Amid COVID-19 Emergency Restrictions, Critical Work Continues for Safety of Communities
Across 50,000 square miles, Southern California’s Edison’s service area has about 1.5 million power poles and 750,000 transformers to serve its 5 million customers.
During an average week, the utility performs around 900 planned outages to ensure the safe and resilient operation of its electric grid. While the noncritical outage work has been postponed amid the Stay at Home order from Gov. Newsom in response to the COVID-19 emergency restrictions, outages associated with critical safety and wildfire work are still necessary.
As weeks could turn into months, essential services as identified by the state, including utilities like SCE, are striking a balance between critical work that needs to continue for the safety of its communities and workers with the needs of the many families and kids at home.

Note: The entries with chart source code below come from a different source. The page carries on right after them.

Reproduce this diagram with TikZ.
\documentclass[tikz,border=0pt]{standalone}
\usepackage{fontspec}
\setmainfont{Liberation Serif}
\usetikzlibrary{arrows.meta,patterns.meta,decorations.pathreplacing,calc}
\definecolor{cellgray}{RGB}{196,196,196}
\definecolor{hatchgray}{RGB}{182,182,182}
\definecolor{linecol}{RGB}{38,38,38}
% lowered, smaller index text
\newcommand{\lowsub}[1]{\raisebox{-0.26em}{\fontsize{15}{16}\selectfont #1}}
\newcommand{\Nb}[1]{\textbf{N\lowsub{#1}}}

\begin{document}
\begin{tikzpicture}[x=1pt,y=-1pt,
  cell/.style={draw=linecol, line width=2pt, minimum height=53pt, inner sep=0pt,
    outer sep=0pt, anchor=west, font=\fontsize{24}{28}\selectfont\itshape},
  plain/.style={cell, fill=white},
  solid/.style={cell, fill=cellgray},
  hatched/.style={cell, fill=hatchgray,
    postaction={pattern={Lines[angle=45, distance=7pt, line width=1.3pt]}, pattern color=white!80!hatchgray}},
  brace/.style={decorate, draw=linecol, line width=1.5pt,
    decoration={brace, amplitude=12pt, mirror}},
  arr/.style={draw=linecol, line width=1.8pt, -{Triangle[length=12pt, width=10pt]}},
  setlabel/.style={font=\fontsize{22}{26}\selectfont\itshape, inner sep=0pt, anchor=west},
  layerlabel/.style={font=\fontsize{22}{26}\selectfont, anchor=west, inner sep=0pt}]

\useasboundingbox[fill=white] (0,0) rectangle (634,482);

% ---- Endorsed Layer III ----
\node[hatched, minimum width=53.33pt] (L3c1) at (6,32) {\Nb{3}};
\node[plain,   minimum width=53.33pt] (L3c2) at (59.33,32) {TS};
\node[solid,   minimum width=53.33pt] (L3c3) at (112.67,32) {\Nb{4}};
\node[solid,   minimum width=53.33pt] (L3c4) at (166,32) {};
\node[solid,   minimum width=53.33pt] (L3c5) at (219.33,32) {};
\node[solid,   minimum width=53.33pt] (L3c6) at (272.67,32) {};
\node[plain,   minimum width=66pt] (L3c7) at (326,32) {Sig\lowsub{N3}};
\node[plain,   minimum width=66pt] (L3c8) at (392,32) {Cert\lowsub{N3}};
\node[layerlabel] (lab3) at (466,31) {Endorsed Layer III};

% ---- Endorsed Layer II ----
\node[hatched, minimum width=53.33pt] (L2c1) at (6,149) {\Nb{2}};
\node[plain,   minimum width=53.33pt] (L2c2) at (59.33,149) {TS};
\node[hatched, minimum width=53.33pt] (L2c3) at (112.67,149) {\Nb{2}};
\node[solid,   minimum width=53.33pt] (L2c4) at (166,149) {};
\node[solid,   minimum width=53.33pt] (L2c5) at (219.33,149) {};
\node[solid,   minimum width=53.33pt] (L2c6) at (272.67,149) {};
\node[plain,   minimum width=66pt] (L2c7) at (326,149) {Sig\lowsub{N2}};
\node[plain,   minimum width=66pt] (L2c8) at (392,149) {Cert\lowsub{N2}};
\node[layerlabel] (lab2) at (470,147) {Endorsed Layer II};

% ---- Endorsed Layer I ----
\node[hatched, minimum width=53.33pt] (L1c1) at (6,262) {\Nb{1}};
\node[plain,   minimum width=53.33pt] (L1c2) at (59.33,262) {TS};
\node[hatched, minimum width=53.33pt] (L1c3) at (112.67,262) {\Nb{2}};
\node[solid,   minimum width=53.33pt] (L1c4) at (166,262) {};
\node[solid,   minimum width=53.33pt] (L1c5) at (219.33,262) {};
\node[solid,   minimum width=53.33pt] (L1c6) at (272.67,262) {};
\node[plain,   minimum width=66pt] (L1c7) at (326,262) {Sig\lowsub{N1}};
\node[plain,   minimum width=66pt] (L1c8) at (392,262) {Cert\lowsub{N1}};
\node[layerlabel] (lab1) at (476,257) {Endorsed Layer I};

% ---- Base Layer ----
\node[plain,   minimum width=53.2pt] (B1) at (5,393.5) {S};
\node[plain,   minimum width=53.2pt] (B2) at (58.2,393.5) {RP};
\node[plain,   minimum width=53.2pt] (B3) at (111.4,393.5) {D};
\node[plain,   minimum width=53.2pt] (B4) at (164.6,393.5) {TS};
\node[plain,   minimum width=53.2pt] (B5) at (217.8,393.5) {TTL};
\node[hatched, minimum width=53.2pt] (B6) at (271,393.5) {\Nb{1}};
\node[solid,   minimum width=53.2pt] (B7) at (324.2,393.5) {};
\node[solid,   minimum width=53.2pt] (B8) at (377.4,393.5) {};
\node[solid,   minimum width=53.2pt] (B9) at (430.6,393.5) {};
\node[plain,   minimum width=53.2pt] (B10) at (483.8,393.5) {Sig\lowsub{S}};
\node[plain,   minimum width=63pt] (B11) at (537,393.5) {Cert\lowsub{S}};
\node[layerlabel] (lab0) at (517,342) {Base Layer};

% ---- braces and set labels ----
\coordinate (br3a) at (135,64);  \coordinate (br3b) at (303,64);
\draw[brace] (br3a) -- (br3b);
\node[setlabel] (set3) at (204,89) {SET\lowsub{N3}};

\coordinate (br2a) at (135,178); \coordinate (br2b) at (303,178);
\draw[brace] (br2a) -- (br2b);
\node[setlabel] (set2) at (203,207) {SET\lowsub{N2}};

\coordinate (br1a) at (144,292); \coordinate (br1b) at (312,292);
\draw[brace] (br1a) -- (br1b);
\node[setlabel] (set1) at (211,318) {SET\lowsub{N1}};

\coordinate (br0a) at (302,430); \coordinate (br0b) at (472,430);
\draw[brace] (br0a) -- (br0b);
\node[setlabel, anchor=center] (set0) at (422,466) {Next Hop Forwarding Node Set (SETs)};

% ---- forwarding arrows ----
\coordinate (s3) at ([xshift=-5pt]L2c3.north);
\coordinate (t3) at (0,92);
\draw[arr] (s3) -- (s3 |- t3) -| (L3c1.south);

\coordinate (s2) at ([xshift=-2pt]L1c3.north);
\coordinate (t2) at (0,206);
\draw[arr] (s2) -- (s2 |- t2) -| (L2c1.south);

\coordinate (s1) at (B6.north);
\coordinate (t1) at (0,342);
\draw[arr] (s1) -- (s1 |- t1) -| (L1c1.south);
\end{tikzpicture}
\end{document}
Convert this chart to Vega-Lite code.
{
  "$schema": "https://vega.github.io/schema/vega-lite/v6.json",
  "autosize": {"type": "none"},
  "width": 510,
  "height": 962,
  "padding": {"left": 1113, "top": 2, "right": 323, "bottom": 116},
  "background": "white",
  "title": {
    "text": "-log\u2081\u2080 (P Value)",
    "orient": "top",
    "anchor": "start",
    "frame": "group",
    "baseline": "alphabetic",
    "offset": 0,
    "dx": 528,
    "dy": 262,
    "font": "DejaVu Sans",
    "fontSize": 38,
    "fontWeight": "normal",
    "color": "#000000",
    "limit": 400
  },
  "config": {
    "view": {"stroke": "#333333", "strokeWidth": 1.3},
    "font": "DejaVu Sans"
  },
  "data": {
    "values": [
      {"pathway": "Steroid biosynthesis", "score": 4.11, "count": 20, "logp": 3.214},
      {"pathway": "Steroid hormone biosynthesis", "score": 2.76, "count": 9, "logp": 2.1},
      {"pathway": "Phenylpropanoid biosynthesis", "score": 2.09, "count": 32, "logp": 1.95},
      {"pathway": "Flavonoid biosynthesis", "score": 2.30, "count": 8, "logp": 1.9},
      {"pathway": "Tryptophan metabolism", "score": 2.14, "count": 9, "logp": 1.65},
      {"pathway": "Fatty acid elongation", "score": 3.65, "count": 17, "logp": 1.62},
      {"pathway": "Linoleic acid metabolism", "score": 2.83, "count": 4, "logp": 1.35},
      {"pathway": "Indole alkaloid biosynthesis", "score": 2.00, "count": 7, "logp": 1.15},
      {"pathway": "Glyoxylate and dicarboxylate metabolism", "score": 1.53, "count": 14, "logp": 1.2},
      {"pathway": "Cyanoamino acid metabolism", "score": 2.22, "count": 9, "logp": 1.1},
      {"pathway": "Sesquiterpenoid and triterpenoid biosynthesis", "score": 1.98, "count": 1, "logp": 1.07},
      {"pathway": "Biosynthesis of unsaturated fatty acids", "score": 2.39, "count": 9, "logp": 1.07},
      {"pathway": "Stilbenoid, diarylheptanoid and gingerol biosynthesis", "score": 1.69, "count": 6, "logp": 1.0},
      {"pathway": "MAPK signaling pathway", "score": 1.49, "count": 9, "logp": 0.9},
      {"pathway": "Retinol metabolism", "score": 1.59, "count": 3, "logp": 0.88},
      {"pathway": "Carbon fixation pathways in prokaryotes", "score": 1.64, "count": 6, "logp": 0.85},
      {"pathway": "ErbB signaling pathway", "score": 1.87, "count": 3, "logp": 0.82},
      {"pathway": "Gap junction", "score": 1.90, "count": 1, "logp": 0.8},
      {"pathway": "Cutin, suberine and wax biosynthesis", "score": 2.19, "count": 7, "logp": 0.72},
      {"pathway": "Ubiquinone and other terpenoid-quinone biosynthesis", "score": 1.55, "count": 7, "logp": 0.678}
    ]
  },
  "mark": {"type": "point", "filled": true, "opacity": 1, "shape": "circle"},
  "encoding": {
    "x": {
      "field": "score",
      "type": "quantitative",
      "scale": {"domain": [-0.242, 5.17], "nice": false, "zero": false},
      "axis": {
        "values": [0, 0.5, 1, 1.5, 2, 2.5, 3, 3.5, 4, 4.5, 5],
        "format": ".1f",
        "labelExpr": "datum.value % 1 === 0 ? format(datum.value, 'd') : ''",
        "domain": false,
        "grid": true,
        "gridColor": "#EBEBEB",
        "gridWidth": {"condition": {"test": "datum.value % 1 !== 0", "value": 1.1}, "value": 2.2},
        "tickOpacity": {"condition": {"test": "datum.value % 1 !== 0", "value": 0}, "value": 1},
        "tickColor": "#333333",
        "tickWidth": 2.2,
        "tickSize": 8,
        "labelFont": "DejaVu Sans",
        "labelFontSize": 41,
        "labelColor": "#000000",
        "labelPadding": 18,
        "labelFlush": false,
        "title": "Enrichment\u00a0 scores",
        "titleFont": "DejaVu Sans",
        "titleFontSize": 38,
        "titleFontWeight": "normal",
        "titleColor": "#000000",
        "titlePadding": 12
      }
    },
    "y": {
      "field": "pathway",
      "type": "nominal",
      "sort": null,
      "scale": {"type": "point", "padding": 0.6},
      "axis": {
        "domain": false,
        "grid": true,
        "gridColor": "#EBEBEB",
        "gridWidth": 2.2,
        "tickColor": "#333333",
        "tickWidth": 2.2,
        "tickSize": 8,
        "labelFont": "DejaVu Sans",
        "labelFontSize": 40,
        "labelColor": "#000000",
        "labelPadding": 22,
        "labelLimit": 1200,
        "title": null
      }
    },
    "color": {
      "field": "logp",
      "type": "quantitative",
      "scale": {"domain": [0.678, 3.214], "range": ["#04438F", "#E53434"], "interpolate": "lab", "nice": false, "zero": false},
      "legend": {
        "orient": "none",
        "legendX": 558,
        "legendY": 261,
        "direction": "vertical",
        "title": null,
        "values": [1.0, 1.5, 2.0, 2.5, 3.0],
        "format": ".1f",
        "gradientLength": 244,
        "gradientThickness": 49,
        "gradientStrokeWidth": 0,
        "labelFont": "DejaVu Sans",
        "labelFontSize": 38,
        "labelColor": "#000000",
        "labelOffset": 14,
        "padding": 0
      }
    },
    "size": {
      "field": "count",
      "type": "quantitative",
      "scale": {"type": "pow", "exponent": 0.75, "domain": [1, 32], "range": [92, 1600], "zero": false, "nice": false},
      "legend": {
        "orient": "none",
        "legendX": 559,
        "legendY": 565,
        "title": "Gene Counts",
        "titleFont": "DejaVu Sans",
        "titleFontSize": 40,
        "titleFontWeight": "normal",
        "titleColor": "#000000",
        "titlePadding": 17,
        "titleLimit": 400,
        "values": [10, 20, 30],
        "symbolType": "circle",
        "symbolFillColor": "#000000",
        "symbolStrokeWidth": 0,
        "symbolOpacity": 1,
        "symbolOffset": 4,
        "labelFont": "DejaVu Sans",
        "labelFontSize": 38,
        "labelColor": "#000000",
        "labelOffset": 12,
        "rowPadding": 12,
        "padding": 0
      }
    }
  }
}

“We recognize SCE has to balance decisions about the safety of its infrastructure with the continued uninterrupted flow of power for its customers,” said Pedro Pizarro, Edison International president and CEO. “With more customers now being home, working from home and going to school at home, we know that uninterrupted flow is really important.”
He added, “The work that SCE is deferring doesn't go away because the system is always aging, weathering with storms and other conditions, and so what we don't do today will catch up to us tomorrow.”
While we all hope that our state can flatten the curve of COVID-19 infection in weeks and keep it flat, it may take months. These are some of the things we're doing to help take care of folks who are teleworking and studying from home, while also working to improve safety both now and in the fast-approaching fire season.”Pedro Pizarro, Edison International President and CEO
In addition to postponing noncritical work to a later date, the utility is working to make the outages shorter whenever possible. Sometimes crews can work on power lines while they are still energized, but other times the lines need to be turned off to keep workers and communities safe.
Critical work that is continuing includes work that is an emergency or poses a near-term safety issue, such as repairs to or replacement of a pole after it is hit by a car. It could also be an outage that if not taken care of could pose a much larger, more dangerous outage in the near future. And with wildfire season around the corner, the critical work may involve installing covered conductor to avoid a devastating wildfire and reduce the need for Public Safety Power Shutoffs.
“Cal Fire's 2020 fire season outlook, in spite of all the good weather we've had, currently projects above normal fire conditions this spring across Southern California. So, it's only a matter of time,” said Pizarro. “Every mile of bare wire replaced with covered conductor in a high fire risk area means that much less risk of a catastrophic fire when the peak season begins.”
SCE recently added capacity and now has 27 megawatts of mobile backup generators to help the most critically affected customers during some of these outages.
SCE has also stopped all service disconnections for nonpayment, waived late fees when requested and is working with customers on payment plans.
“While we all hope that our state can flatten the curve of COVID-19 infection in weeks and keep it flat, it may take months,” said Pizarro. “These are some of the things we're doing to help take care of folks who are teleworking and studying from home, while also working to improve safety both now and in the fast-approaching fire season.”